[Description of the task]: From the listing below, copy word for word every line starting at the one that includes "Recreate this image" and ending at the one that includes "fig = go.Figure()"; the pictures are omitted.

Charts and diagrams as code:

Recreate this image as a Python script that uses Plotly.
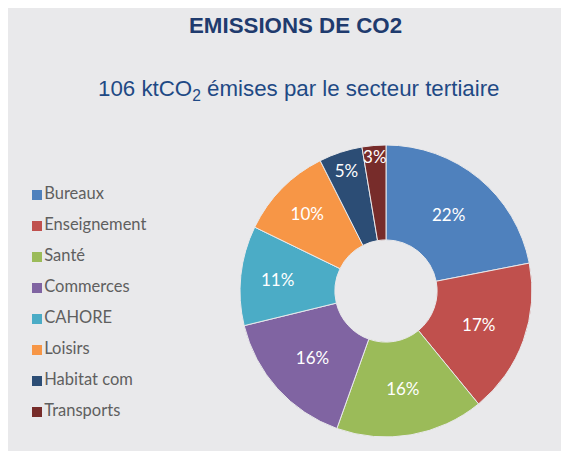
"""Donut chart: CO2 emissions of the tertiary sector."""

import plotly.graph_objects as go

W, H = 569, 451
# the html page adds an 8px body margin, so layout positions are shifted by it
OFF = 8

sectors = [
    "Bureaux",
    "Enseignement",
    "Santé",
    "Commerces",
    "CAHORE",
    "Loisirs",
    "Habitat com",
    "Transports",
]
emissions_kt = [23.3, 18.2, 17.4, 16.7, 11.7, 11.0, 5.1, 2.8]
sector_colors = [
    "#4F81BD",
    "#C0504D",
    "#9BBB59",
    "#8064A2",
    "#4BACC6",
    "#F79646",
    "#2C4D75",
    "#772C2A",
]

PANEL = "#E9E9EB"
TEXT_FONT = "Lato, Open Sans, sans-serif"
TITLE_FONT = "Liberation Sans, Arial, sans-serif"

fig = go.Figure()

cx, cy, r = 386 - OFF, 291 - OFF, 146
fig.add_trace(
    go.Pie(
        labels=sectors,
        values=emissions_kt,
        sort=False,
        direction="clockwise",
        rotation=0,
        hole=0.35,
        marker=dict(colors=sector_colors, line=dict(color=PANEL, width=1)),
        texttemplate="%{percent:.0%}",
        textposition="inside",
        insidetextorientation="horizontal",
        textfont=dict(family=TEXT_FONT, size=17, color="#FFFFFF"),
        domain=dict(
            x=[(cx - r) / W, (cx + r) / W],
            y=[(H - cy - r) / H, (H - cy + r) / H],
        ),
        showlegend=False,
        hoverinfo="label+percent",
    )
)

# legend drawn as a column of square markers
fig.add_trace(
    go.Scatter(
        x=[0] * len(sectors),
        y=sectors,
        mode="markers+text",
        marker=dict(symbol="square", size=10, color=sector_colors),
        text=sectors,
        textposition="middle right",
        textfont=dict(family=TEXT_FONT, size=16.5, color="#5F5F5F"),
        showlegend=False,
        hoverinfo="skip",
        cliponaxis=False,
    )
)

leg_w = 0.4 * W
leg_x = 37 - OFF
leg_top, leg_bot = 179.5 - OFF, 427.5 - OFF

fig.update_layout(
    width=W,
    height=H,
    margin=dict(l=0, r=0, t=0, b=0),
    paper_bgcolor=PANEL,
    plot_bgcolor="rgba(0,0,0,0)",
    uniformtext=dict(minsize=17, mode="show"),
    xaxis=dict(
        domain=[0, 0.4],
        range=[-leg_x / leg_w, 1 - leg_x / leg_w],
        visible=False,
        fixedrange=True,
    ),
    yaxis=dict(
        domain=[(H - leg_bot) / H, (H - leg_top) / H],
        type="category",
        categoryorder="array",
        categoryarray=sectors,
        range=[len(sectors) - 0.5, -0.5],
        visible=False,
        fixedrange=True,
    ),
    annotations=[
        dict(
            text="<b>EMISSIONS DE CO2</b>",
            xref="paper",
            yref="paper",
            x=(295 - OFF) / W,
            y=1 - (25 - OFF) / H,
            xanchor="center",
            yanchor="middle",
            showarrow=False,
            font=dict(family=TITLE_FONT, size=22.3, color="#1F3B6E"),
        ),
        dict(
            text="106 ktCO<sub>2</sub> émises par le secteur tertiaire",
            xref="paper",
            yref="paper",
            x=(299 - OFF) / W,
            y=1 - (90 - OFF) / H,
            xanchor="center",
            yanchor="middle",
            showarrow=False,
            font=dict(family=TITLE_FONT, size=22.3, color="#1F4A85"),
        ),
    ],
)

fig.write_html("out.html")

---

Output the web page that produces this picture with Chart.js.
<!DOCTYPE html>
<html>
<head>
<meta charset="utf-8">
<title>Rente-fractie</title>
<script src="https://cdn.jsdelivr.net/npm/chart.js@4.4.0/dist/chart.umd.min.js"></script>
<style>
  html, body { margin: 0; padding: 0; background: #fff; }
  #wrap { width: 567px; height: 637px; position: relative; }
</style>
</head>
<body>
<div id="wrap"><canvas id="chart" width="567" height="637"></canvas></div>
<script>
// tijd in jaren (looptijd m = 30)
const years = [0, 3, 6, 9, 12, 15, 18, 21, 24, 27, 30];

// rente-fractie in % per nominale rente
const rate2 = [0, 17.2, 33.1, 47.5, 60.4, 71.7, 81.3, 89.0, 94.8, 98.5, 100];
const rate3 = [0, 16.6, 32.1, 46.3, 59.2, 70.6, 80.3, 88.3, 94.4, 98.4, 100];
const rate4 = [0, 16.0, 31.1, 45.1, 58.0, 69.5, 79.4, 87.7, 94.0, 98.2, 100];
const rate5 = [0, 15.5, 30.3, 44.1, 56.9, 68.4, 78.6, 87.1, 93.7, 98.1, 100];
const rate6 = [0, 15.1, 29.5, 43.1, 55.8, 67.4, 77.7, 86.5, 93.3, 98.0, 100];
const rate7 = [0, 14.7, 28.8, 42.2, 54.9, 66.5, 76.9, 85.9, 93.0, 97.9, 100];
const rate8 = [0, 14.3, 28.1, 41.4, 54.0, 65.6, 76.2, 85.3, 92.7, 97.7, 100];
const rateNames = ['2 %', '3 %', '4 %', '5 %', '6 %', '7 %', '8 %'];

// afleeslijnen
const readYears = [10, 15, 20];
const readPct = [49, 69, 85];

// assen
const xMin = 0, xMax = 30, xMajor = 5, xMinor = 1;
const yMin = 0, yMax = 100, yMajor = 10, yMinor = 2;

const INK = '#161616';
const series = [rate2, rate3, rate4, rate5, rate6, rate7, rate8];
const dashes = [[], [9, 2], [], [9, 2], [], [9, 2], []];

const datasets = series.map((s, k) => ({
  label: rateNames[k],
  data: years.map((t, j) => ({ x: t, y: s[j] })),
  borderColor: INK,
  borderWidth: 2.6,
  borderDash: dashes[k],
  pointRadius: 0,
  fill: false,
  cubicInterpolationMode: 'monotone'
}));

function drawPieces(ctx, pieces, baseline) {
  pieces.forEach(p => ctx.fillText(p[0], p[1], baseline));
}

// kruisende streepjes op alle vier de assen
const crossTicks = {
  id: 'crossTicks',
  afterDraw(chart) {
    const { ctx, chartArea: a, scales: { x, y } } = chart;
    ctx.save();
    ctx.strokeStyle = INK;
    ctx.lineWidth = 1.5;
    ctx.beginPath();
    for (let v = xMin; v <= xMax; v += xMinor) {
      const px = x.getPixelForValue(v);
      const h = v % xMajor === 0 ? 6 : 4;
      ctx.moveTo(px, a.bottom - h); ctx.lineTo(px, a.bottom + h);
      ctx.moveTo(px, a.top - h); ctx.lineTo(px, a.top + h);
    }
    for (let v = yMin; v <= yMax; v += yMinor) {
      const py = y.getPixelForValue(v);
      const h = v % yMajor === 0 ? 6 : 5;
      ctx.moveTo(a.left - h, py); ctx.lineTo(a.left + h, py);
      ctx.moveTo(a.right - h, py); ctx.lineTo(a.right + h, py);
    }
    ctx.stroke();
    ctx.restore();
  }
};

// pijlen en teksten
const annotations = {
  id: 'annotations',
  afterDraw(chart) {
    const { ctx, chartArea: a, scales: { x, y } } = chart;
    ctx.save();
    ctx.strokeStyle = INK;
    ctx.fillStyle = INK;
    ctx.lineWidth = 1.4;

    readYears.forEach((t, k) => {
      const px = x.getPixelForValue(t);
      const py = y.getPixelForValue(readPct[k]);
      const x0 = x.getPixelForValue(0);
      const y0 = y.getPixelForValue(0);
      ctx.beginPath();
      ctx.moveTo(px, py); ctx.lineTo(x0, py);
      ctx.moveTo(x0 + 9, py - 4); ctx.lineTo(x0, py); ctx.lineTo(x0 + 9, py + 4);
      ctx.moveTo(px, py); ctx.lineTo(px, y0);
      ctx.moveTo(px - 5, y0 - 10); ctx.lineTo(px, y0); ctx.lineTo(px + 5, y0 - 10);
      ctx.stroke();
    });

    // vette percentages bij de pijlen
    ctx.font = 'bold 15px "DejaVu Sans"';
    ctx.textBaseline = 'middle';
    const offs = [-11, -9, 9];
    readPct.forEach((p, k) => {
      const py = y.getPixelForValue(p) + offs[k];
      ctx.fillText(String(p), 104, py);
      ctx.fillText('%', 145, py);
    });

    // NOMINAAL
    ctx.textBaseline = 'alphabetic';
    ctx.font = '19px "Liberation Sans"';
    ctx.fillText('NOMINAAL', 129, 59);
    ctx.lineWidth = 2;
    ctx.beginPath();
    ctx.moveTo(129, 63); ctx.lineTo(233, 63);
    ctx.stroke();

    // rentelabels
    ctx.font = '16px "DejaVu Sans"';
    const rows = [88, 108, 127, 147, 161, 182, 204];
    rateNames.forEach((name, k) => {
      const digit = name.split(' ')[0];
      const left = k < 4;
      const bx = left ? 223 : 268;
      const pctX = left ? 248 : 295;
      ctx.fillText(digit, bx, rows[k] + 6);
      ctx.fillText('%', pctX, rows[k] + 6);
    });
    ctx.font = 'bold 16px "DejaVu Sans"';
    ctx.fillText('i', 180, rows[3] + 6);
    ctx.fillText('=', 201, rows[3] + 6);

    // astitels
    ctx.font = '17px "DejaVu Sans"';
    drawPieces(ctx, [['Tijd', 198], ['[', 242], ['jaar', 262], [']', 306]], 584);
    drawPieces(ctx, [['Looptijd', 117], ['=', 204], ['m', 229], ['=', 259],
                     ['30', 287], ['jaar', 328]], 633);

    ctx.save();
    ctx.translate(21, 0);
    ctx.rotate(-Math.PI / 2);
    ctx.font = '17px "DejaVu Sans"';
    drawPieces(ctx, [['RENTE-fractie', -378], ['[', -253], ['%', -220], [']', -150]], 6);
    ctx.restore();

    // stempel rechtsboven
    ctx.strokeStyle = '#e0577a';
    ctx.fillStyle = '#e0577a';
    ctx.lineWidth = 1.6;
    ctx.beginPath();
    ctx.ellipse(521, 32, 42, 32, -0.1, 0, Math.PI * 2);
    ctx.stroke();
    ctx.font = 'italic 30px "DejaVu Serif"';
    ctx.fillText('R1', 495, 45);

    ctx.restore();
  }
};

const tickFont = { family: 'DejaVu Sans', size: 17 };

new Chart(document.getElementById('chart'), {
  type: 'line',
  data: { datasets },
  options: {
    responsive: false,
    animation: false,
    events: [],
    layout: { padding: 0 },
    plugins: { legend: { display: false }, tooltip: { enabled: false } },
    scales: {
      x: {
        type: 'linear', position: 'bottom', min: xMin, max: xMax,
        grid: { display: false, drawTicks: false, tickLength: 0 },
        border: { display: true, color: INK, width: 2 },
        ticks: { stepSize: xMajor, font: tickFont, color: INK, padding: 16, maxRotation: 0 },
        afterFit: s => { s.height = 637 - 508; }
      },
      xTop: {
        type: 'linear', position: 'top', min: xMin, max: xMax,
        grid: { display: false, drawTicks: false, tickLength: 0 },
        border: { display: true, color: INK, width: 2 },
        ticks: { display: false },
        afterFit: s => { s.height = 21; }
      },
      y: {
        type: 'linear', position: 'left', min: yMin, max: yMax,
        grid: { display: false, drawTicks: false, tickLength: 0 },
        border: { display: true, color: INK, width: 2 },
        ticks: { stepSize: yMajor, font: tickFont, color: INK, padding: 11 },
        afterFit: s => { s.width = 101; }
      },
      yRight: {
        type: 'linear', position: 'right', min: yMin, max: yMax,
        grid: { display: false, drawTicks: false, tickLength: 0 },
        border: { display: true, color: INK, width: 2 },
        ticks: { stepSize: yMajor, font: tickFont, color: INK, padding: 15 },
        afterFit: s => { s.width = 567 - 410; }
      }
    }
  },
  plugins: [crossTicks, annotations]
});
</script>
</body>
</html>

...

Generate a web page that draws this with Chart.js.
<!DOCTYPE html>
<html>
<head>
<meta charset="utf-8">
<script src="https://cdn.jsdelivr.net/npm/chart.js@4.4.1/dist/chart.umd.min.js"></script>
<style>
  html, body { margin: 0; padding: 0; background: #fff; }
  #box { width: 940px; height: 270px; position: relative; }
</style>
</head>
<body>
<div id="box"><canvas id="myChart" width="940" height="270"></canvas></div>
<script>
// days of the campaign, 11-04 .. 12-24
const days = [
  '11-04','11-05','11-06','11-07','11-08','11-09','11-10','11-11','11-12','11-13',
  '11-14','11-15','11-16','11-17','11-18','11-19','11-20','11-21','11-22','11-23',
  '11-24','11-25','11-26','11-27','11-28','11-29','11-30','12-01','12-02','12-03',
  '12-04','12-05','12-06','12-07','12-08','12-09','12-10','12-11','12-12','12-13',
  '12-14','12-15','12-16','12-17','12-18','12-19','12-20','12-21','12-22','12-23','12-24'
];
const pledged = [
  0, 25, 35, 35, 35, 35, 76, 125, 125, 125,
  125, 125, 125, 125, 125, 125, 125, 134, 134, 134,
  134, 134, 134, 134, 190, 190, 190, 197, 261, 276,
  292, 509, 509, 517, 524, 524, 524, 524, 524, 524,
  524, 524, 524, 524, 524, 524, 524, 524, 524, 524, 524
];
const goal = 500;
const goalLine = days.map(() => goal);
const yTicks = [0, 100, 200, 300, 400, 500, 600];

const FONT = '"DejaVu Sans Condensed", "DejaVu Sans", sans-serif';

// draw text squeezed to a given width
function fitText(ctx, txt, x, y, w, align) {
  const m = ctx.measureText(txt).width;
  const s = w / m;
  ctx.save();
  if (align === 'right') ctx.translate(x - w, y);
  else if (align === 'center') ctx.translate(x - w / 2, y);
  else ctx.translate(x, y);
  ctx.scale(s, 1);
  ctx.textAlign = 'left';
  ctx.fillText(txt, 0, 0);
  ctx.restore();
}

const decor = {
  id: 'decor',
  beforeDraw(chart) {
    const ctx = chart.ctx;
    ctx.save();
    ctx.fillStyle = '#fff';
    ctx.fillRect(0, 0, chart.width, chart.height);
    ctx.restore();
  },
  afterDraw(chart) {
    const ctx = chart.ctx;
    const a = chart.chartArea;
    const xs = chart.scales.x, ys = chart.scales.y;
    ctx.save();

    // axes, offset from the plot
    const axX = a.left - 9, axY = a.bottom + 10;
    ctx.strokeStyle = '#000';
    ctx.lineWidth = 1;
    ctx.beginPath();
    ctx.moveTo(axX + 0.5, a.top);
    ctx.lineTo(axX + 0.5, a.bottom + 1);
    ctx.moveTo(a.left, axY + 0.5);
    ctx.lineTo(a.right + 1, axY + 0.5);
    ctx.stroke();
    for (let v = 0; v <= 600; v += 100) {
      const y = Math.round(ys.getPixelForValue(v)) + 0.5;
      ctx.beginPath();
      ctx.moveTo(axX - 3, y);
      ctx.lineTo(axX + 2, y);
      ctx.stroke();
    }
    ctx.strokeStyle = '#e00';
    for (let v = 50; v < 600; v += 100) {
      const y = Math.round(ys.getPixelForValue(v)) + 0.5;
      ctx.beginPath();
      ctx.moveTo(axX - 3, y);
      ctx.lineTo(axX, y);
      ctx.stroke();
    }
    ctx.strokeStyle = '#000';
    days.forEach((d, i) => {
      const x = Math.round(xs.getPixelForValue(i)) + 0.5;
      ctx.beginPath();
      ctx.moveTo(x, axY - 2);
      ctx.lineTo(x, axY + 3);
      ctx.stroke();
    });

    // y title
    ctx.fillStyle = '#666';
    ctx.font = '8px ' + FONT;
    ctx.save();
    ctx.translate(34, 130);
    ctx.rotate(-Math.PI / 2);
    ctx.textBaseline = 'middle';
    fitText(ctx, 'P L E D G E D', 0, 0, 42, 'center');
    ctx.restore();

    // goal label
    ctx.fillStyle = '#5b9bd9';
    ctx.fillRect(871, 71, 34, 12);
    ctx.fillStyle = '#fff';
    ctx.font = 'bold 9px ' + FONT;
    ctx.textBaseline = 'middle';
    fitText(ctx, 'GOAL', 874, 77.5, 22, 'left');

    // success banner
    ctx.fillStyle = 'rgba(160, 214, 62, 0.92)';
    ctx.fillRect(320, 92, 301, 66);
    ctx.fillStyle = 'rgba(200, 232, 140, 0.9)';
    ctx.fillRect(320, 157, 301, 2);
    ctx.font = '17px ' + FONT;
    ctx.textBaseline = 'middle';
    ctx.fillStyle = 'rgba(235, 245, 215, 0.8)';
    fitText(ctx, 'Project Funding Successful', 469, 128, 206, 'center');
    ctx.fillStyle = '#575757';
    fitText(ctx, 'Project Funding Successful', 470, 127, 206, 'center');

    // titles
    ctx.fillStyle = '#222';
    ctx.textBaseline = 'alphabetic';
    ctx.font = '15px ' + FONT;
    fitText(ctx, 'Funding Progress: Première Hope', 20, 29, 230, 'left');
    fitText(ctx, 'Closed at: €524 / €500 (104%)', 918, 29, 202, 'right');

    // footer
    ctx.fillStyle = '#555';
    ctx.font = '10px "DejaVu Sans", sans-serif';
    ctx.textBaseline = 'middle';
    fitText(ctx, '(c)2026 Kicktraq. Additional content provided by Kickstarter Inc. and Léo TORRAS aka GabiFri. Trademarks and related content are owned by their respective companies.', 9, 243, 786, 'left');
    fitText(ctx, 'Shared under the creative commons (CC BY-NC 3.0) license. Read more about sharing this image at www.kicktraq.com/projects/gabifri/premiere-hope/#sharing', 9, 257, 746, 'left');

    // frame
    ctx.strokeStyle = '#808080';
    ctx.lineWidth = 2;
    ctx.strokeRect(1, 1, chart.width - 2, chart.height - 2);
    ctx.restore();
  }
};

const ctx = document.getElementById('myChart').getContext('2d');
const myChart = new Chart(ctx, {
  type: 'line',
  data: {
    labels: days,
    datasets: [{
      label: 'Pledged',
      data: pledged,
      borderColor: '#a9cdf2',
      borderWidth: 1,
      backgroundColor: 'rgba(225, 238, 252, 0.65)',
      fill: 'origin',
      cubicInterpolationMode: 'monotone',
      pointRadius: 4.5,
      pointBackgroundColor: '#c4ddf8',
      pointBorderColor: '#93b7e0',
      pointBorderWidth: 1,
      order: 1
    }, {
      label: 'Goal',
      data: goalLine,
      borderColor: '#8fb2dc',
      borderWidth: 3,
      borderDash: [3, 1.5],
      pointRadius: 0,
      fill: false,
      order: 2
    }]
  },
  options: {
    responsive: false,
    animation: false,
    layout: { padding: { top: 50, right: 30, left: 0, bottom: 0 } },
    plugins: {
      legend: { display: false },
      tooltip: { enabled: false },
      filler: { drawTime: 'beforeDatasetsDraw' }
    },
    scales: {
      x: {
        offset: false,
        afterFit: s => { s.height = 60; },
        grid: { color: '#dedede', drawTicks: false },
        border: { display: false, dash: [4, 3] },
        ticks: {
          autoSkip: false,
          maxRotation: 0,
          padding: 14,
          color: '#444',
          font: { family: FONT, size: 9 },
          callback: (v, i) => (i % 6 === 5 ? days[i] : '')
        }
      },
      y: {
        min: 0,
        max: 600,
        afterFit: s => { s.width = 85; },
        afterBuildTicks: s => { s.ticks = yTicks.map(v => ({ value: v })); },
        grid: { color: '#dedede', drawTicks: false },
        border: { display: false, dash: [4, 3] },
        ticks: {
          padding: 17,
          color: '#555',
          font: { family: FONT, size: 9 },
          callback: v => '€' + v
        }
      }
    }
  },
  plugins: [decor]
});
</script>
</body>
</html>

[Task result]:
Recreate this image as a Python script that uses Plotly.
"""Donut chart: CO2 emissions of the tertiary sector."""

import plotly.graph_objects as go

W, H = 569, 451
# the html page adds an 8px body margin, so layout positions are shifted by it
OFF = 8

sectors = [
    "Bureaux",
    "Enseignement",
    "Santé",
    "Commerces",
    "CAHORE",
    "Loisirs",
    "Habitat com",
    "Transports",
]
emissions_kt = [23.3, 18.2, 17.4, 16.7, 11.7, 11.0, 5.1, 2.8]
sector_colors = [
    "#4F81BD",
    "#C0504D",
    "#9BBB59",
    "#8064A2",
    "#4BACC6",
    "#F79646",
    "#2C4D75",
    "#772C2A",
]

PANEL = "#E9E9EB"
TEXT_FONT = "Lato, Open Sans, sans-serif"
TITLE_FONT = "Liberation Sans, Arial, sans-serif"

fig = go.Figure()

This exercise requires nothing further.